* _EXERCISE DIRECTIONS_
Write out, word for word, every line from the first one through the line that holds "(0,0) rectangle (1274,646);", and nothing else; skip the pictures.

******************************

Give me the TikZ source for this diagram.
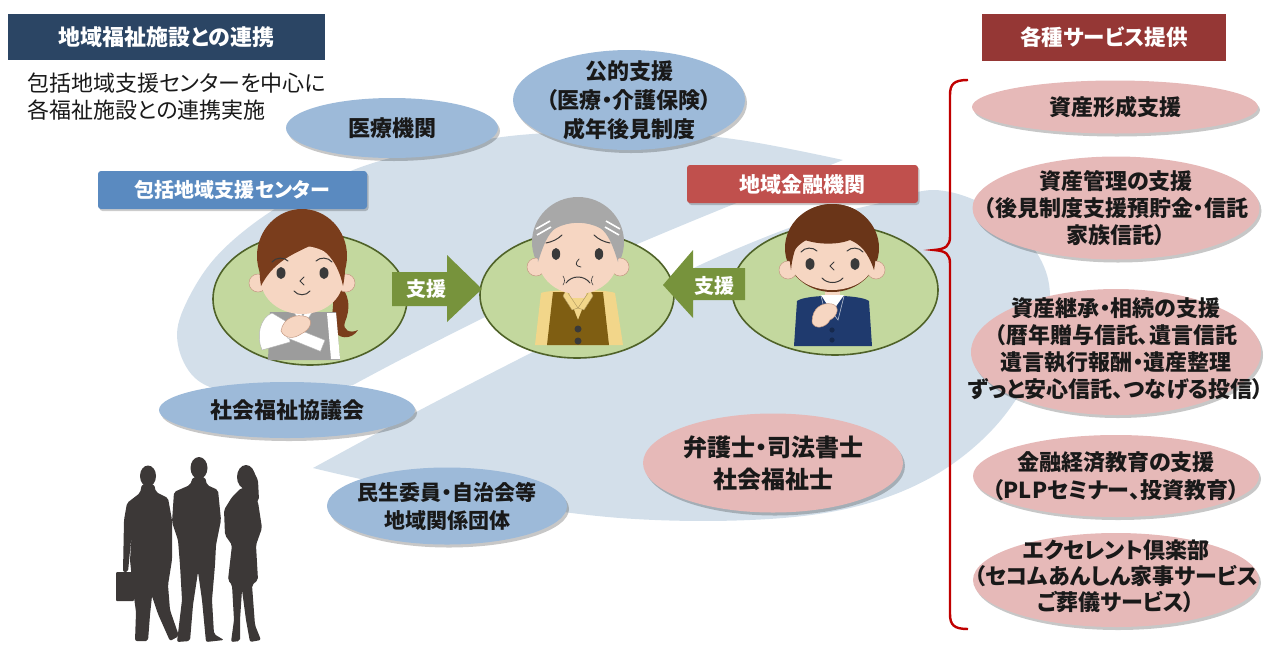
\documentclass[tikz,border=0pt]{standalone}
\usepackage{fontspec}
\setmainfont{Noto Sans CJK JP}[RawFeature=+palt]
\usetikzlibrary{shapes.geometric,shadows}

\definecolor{hdrnavy}{HTML}{2B4564}
\definecolor{ctrblue}{HTML}{5A8AC0}
\definecolor{orgblue}{HTML}{9DBAD9}
\definecolor{swirl}{HTML}{D3DFEA}
\definecolor{meadow}{HTML}{C3D89E}
\definecolor{meadowedge}{HTML}{4F6228}
\definecolor{olivearrow}{HTML}{77933C}
\definecolor{bankred}{HTML}{C0504D}
\definecolor{svcred}{HTML}{953735}
\definecolor{blush}{HTML}{E6B9B8}
\definecolor{bracered}{HTML}{C00000}
\definecolor{silhouette}{HTML}{3C3837}
\definecolor{skin}{HTML}{F6D6C2}
\definecolor{skinline}{HTML}{C49A84}
\definecolor{hairbrown}{HTML}{7A3D1C}
\definecolor{hairdark}{HTML}{6A3518}
\definecolor{hairgray}{HTML}{A8A8A8}
\definecolor{vestgray}{HTML}{9C9C9C}
\definecolor{vestbrown}{HTML}{7F5E12}
\definecolor{shirtyellow}{HTML}{F2D68A}
\definecolor{suitnavy}{HTML}{1F3A6E}
\definecolor{inkdark}{HTML}{3A3A3A}

\newcommand\fsz[2]{\fontsize{#1}{#2}\selectfont}

\tikzset{
  bubble/.style={ellipse, inner sep=0pt,
    drop shadow={shadow xshift=2pt, shadow yshift=-3pt, opacity=0.22, fill=black}},
  org/.style={bubble, fill=orgblue},
  svc/.style={bubble, fill=blush},
  caption/.style={align=center, inner sep=0pt, text=black!90, font=\fsz{22}{27}\bfseries},
  person/.style={ellipse, inner sep=0pt, fill=meadow, draw=meadowedge, line width=1.6pt},
  banner/.style={rectangle, inner sep=0pt, text=white, font=\fsz{20}{24}\bfseries},
  face line/.style={draw=inkdark, line width=1pt, line cap=round},
  skinpatch/.style={fill=skin, draw=skinline, line width=0.5pt},
  figure/.style={fill=silhouette},
}

\begin{document}
\begin{tikzpicture}[x=1pt,y=-1pt]
\useasboundingbox (0,0) rectangle (1274,646);

% ---------- background swirl ----------
\fill[swirl] plot[smooth, tension=0.6] coordinates {(843,160) (740,140) (640,131) (520,135) (430,150) (383,160) (337,177) (270,212) (215,258) (183,310) (178,345) (195,378) (230,392) (290,393) (353,385)}
  -- plot[smooth, tension=0.5] coordinates {(353,385) (400,360) (483,318) (590,265) (690,222) (843,160)} -- cycle;
\fill[swirl] plot[smooth, tension=0.5] coordinates {(313,468) (420,410) (517,360) (600,318) (700,265) (800,224) (880,203)}
  -- plot[smooth, tension=0.6] coordinates {(880,203) (935,190) (990,208) (1035,250) (1050,300) (1032,370) (992,430) (930,478) (850,508) (750,520) (620,518) (480,500) (380,483) (313,468)} -- cycle;

% ---------- left column: title and intro ----------
\node[banner, fill=hdrnavy, minimum width=317pt, minimum height=46pt, font=\fsz{22}{26}\bfseries] (hdr) at (166.5,37) {地域福祉施設との連携};
\node[anchor=west, align=left, inner sep=0pt, text=black!90, font=\fsz{22}{27}] (intro) at (27,96.5) {包括地域支援センターを中心に\\各福祉施設との連携実施};

% ---------- community organisations ----------
\node[org, minimum width=212pt, minimum height=60pt] (med) at (392,128) {};
\node[caption] (medt) at (med.center) {医療機関};
\node[org, minimum width=232pt, minimum height=100pt] (pub) at (629,100) {};
\node[caption, font=\fsz{22}{29}\bfseries] (pubt) at (pub.center) {公的支援\\（医療・介護保険）\\成年後見制度};
\node[org, minimum width=256pt, minimum height=56pt] (swc) at (287,410) {};
\node[caption] (swct) at (swc.center) {社会福祉協議会};
\node[org, minimum width=240pt, minimum height=77pt] (local) at (447,506) {};
\node[caption, font=\fsz{21}{28}\bfseries] (localt) at (local.center) {民生委員・自治会等\\地域関係団体};
\node[svc, minimum width=260pt, minimum height=99pt] (law) at (773,463) {};
\node[caption, font=\fsz{24}{32}\bfseries] (lawt) at (law.center) {弁護士・司法書士\\社会福祉士};

% ---------- the three people ----------
\node[person, minimum width=194pt, minimum height=132pt] (staff) at (310,299) {};
\node[person, minimum width=194pt, minimum height=126pt] (elder) at (577,295) {};
\node[person, minimum width=206pt, minimum height=130pt] (banker) at (835,290) {};

\node[banner, fill=ctrblue, rounded corners=3pt, minimum width=269pt, minimum height=38pt,
  drop shadow={shadow xshift=1.5pt, shadow yshift=-2pt, opacity=0.2, fill=black}] (ctr) at (232.5,190) {包括地域支援センター};
\node[banner, fill=bankred, rounded corners=3pt, minimum width=231pt, minimum height=38pt, font=\fsz{21}{25}\bfseries,
  drop shadow={shadow xshift=1.5pt, shadow yshift=-2pt, opacity=0.2, fill=black}] (bank) at (802.5,184) {地域金融機関};

% support arrows
\fill[olivearrow] (392,272) -- (447,272) -- (447,255) -- (482,289) -- (447,322) -- (447,306) -- (392,306) -- cycle;
\node[banner] (supL) at (426,289) {支援};
\fill[olivearrow] (745,268) -- (693,268) -- (693,250) -- (663,285) -- (693,318) -- (693,300) -- (745,300) -- cycle;
\node[banner] (supR) at (714,286) {支援};

% staff member (left)
\begin{scope}
  \fill[hairbrown] (334,282) .. controls (352,292) and (350,310) .. (345,322) .. controls (342,330) and (350,334) .. (358,330) .. controls (352,340) and (337,340) .. (333,328) .. controls (329,315) and (338,300) .. (329,290) -- cycle;
  \fill[vestgray] (270,312) -- (336,312) -- (340,360) -- (268,360) -- cycle;
  \fill[white] (327,313) -- (336,313) -- (340,359) -- (331,359) -- cycle;
  \fill[skin] (295,300) rectangle (311,313);
  \fill[white, draw=gray!60, line width=0.4pt] (291,308) -- (303,326) -- (315,308) -- (309,306) -- (303,316) -- (297,306) -- cycle;
  \fill[white, draw=gray!60, line width=0.4pt] (272,313) .. controls (260,318) and (256,336) .. (262,350) -- (290,342) -- (287,322) -- cycle;
  \fill[white, draw=gray!60, line width=0.4pt, rotate around={-22:(306,339)}] (288,333) rectangle (324,345);
  \fill[skinpatch] (281,331) .. controls (283,318) and (296,313) .. (307,317) .. controls (314,321) and (310,330) .. (301,334) .. controls (294,339) and (285,339) .. (281,331) -- cycle;
  \fill[hairbrown] (302,256) ellipse [x radius=45, y radius=47];
  \filldraw[skinpatch] (258,283) circle [radius=9];
  \filldraw[skinpatch] (346,283) circle [radius=9];
  \fill[skin] (302,280) ellipse [x radius=41, y radius=34];
  \fill[hairbrown] (261,286) .. controls (252,232) and (288,212) .. (305,213) .. controls (332,214) and (352,242) .. (343,286) .. controls (338,262) and (326,250) .. (313,244) .. controls (300,252) and (275,258) .. (261,286) -- cycle;
  \fill[inkdark] (281,273) ellipse [x radius=4.5, y radius=6];
  \fill[inkdark] (324,273) ellipse [x radius=4.5, y radius=6];
  \draw[face line] (272,262) .. controls (276,257) and (284,257) .. (288,261);
  \draw[face line] (316,261) .. controls (320,257) and (328,257) .. (332,262);
  \draw[face line, line width=0.8pt] (304,277) -- (300,281) -- (304,285);
  \draw[face line] (294,291) .. controls (298,296) and (306,296) .. (310,291);
\end{scope}

% elderly man (centre)
\begin{scope}
  \fill[shirtyellow] (541,293) .. controls (550,289) and (606,289) .. (615,293) -- (623,345) -- (535,345) -- cycle;
  \fill[vestbrown] (553,292) -- (567,292) -- (578,320) -- (589,292) -- (603,292) -- (609,345) -- (547,345) -- cycle;
  \fill[skin] (570,284) rectangle (586,298);
  \fill[shirtyellow, draw=vestbrown!70, line width=0.4pt] (566,290) -- (578,308) -- (572,310) -- (563,296) -- cycle;
  \fill[shirtyellow, draw=vestbrown!70, line width=0.4pt] (590,290) -- (578,308) -- (584,310) -- (593,296) -- cycle;
  \fill[inkdark] (578,329) circle [radius=3.5];
  \fill[inkdark] (578,341) circle [radius=3.5];
  \fill[hairgray] (578,242) ellipse [x radius=46, y radius=45];
  \filldraw[skinpatch] (536,267) circle [radius=9];
  \filldraw[skinpatch] (620,267) circle [radius=9];
  \fill[skin] (578,258) ellipse [x radius=40, y radius=36];
  \fill[hairgray] (538,262) .. controls (530,204) and (626,204) .. (618,262) .. controls (613,246) and (608,233) .. (600,228) .. controls (586,221) and (570,221) .. (556,228) .. controls (548,233) and (543,246) .. (538,262) -- cycle;
  \draw[white, line width=1.6pt] (536,229) -- (550,221);
  \draw[white, line width=1.6pt] (537,235) -- (551,227);
  \draw[white, line width=1.6pt] (620,229) -- (606,221);
  \draw[white, line width=1.6pt] (619,235) -- (605,227);
  \fill[inkdark] (556,254) ellipse [x radius=4.2, y radius=6];
  \fill[inkdark] (599,254) ellipse [x radius=4.2, y radius=6];
  \draw[face line] (546,243) .. controls (552,242) and (558,239) .. (562,235);
  \draw[face line] (594,235) .. controls (598,239) and (604,242) .. (610,243);
  \draw[face line, line width=0.8pt] (579,259) .. controls (575,263) and (575,266) .. (581,267);
  \draw[face line] (566,283) .. controls (572,275) and (584,275) .. (590,283);
  \draw[face line, line width=0.6pt] (563,276) .. controls (565,279) and (565,282) .. (563,285);
  \draw[face line, line width=0.6pt] (593,276) .. controls (591,279) and (591,282) .. (593,285);
\end{scope}

% bank adviser (right)
\begin{scope}
  \fill[suitnavy] (797,301) .. controls (806,294) and (860,294) .. (869,301) -- (872,346) -- (794,346) -- cycle;
  \fill[skin] (825,284) rectangle (840,298);
  \fill[white] (821,295) -- (832,312) -- (844,295) -- cycle;
  \draw[white!70!suitnavy, line width=0.6pt] (821,296) -- (827,320) -- (832,312);
  \draw[white!70!suitnavy, line width=0.6pt] (844,296) -- (838,320) -- (832,312);
  \fill[suitnavy!70!black] (832,330) circle [radius=2.6];
  \fill[suitnavy!70!black] (832,340) circle [radius=2.6];
  \fill[skinpatch] (812,322) .. controls (812,308) and (822,302) .. (832,304) .. controls (840,306) and (838,316) .. (830,320) .. controls (826,328) and (814,330) .. (812,322) -- cycle;
  \fill[hairdark] (832,248) ellipse [x radius=47, y radius=44];
  \filldraw[skinpatch] (788,270) circle [radius=9];
  \filldraw[skinpatch] (876,270) circle [radius=9];
  \fill[skin] (832,262) ellipse [x radius=41, y radius=28];
  \fill[hairdark] (791,270) .. controls (782,215) and (815,204) .. (832,204) .. controls (852,204) and (884,215) .. (874,270) .. controls (868,252) and (860,244) .. (850,240) .. controls (835,246) and (812,244) .. (800,238) .. controls (795,248) and (792,258) .. (791,270) -- cycle;
  \fill[inkdark] (810,264) ellipse [x radius=4.5, y radius=6];
  \fill[inkdark] (855,264) ellipse [x radius=4.5, y radius=6];
  \draw[face line] (801,252) .. controls (805,247) and (813,247) .. (817,251);
  \draw[face line] (847,251) .. controls (851,247) and (859,247) .. (863,252);
  \draw[face line, line width=0.8pt] (834,262) -- (830,266) -- (834,270);
  \draw[face line] (822,278) .. controls (827,284) and (838,284) .. (843,278);
\end{scope}

% ---------- silhouettes of local people ----------
\fill[figure] (148,476) ellipse [x radius=8, y radius=10.5];
\fill[figure, rounded corners=2pt] (142,484) -- (154,484) -- (156,492) -- (168,498) -- (172,520) -- (172,560) -- (168,585) -- (170,610) -- (179,636) -- (170,641) -- (158,614) -- (152,596) -- (150,615) -- (148,641) -- (135,641) -- (136,612) -- (133,590) -- (130,560) -- (132,530) -- (128,572) -- (123,572) -- (124,520) -- (127,503) -- (140,493) -- cycle;
\fill[figure, rounded corners=1pt] (116,572) rectangle (134,601);
\fill[figure] (199,468) ellipse [x radius=8.5, y radius=11];
\fill[figure, rounded corners=2pt] (193,477) -- (205,477) -- (207,485) -- (218,490) -- (221,520) -- (216,545) -- (215,565) -- (212,600) -- (214,634) -- (224,640) -- (206,642) -- (202,600) -- (198,572) -- (193,605) -- (190,641) -- (177,642) -- (182,600) -- (180,565) -- (178,540) -- (172,522) -- (174,492) -- (190,485) -- cycle;
\fill[figure] (246,477) ellipse [x radius=9, y radius=12];
\fill[figure, rounded corners=2pt] (238,470) -- (252,468) -- (258,480) -- (259,500) -- (252,506) -- cycle;
\fill[figure, rounded corners=2pt] (241,488) -- (250,488) -- (258,502) -- (262,528) -- (256,545) -- (258,580) -- (252,585) -- (255,625) -- (261,640) -- (250,642) -- (246,620) -- (242,590) -- (240,620) -- (240,641) -- (231,642) -- (234,620) -- (232,585) -- (228,580) -- (232,545) -- (225,535) -- (224,510) -- (232,497) -- cycle;

% ---------- right column: services ----------
\node[banner, fill=svcred, minimum width=244pt, minimum height=47pt, font=\fsz{21.5}{25}\bfseries] (svchdr) at (1104,37.5) {各種サービス提供};

\draw[bracered, line width=2.4pt] (968,80) .. controls (954,80) and (950,84) .. (950,95) -- (950,236) .. controls (950,246) and (946,249) .. (934,250) .. controls (946,251) and (950,254) .. (950,264) -- (950,614) .. controls (950,625) and (954,629) .. (968,629);

\node[svc, minimum width=286pt, minimum height=53pt] (s1) at (1115,107) {};
\node[caption] (s1t) at (s1.center) {資産形成支援};
\node[svc, minimum width=287pt, minimum height=103pt] (s2) at (1116,208) {};
\node[caption] (s2t) at (s2.center) {資産管理の支援\\（後見制度支援預貯金・信託\\家族信託）};
\node[svc, minimum width=290pt, minimum height=126pt] (s3) at (1116,352) {};
\node[caption] (s3t) at (1116,349) {資産継承・相続の支援\\（暦年贈与信託、遺言信託\\遺言執行報酬・遺産整理\\ずっと安心信託、つなげる投信）};
\node[svc, minimum width=286pt, minimum height=82pt] (s4) at (1116,476) {};
\node[caption, font=\fsz{22}{28}\bfseries] (s4t) at (s4.center) {金融経済教育の支援\\（PLPセミナー、投資教育）};
\node[svc, minimum width=286pt, minimum height=94pt] (s5) at (1116,580) {};
\node[caption, font=\fsz{22}{26}\bfseries] (s5t) at (1116,576) {エクセレント倶楽部\\（セコムあんしん家事サービス\\ご葬儀サービス）};

\end{tikzpicture}
\end{document}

******************************

* _ANSWER BELOW_
Give me the TikZ source for this diagram.
\documentclass[tikz,border=0pt]{standalone}
\usepackage{fontspec}
\setmainfont{Noto Sans CJK JP}[RawFeature=+palt]
\usetikzlibrary{shapes.geometric,shadows}

\definecolor{hdrnavy}{HTML}{2B4564}
\definecolor{ctrblue}{HTML}{5A8AC0}
\definecolor{orgblue}{HTML}{9DBAD9}
\definecolor{swirl}{HTML}{D3DFEA}
\definecolor{meadow}{HTML}{C3D89E}
\definecolor{meadowedge}{HTML}{4F6228}
\definecolor{olivearrow}{HTML}{77933C}
\definecolor{bankred}{HTML}{C0504D}
\definecolor{svcred}{HTML}{953735}
\definecolor{blush}{HTML}{E6B9B8}
\definecolor{bracered}{HTML}{C00000}
\definecolor{silhouette}{HTML}{3C3837}
\definecolor{skin}{HTML}{F6D6C2}
\definecolor{skinline}{HTML}{C49A84}
\definecolor{hairbrown}{HTML}{7A3D1C}
\definecolor{hairdark}{HTML}{6A3518}
\definecolor{hairgray}{HTML}{A8A8A8}
\definecolor{vestgray}{HTML}{9C9C9C}
\definecolor{vestbrown}{HTML}{7F5E12}
\definecolor{shirtyellow}{HTML}{F2D68A}
\definecolor{suitnavy}{HTML}{1F3A6E}
\definecolor{inkdark}{HTML}{3A3A3A}

\newcommand\fsz[2]{\fontsize{#1}{#2}\selectfont}

\tikzset{
  bubble/.style={ellipse, inner sep=0pt,
    drop shadow={shadow xshift=2pt, shadow yshift=-3pt, opacity=0.22, fill=black}},
  org/.style={bubble, fill=orgblue},
  svc/.style={bubble, fill=blush},
  caption/.style={align=center, inner sep=0pt, text=black!90, font=\fsz{22}{27}\bfseries},
  person/.style={ellipse, inner sep=0pt, fill=meadow, draw=meadowedge, line width=1.6pt},
  banner/.style={rectangle, inner sep=0pt, text=white, font=\fsz{20}{24}\bfseries},
  face line/.style={draw=inkdark, line width=1pt, line cap=round},
  skinpatch/.style={fill=skin, draw=skinline, line width=0.5pt},
  figure/.style={fill=silhouette},
}

\begin{document}
\begin{tikzpicture}[x=1pt,y=-1pt]
\useasboundingbox (0,0) rectangle (1274,646);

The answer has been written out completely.